Defense Media Network

First Flight of the Production C-5M Super Galaxy

The first production C-5M Super Galaxy (aircraft no. 83-1285), made its maiden flight at the Lockheed Martin facility at Marietta, Georgia on Sept. 19, 2010. The “M” signifies “modernized.” Offering new capabilities with an avionics upgrade and more powerful engines, the aircraft is actually the fourth to be converted to C-5M standard, following three pre-production examples (aircraft nos. 69-0024, 86-0013 and 86-0025) now on duty with the 436th Airlift Wing, Dover Air Force Base, Del. The Dover-based transports have already lifted cargoes to the Southwest Asia war zone.

The USAF still must make a key decision about its oldest C-5A Galaxy models, which have poor “mission capable rates” but can haul outsized cargoes and offer far greater range than the C-17 Globemaster III.

Aircraft 69-0024 with the 436th Airlift Wing, Dover Air Force Base, Delaware, is the only C-5A Galaxy to be upgraded to C-5M status. The USAF plans to acquire 52 C-5Ms by upgrading C-5B and C-5C models, but no more of the older C-5As.USAF Photo by Jason Minto via Robert F. Dorr.

Told to absorb 43 more C-17s than it requested (ending production at 223 airframes for U.S. use, including one already lost in a crash), the USAF now must require two C-5A units – one of which has not yet been publicly named – to convert to the C-17. The 445th Airlift Wing of the Air Force Reserve at Wright-Patterson Air Force Base, Ohio, will begin converting from the C-5A to the C-17 in the current year, even though many airmen in the unit profess a great fondness for the older aircraft.

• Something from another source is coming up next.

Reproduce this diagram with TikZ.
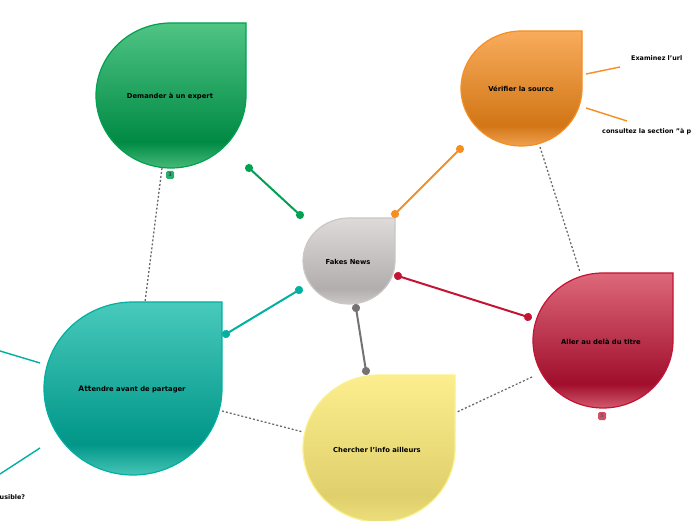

The key decision: who’s next? The three candidates are the 105th Airlift Wing, New York Air National Guard (ANG) at Stewart Field near Newburgh, N.Y.; the 164th Airlift Wing, Tennessee ANG at Memphis, Tenn., and the 167th Airlift Wing, West Virginia ANG at Martinsburg, W.Va. Airmen may love the airlifter they call “FRED” – an acronym for “fantastic, ridiculous economic disaster,” although a different f-word is sometimes used – but one of these units will have to convert to the C-17. The latter is nicknamed “Buddha,” one airman opined, because “it’s big and fat and can’t be moved very far, and everybody stands around and worships it.”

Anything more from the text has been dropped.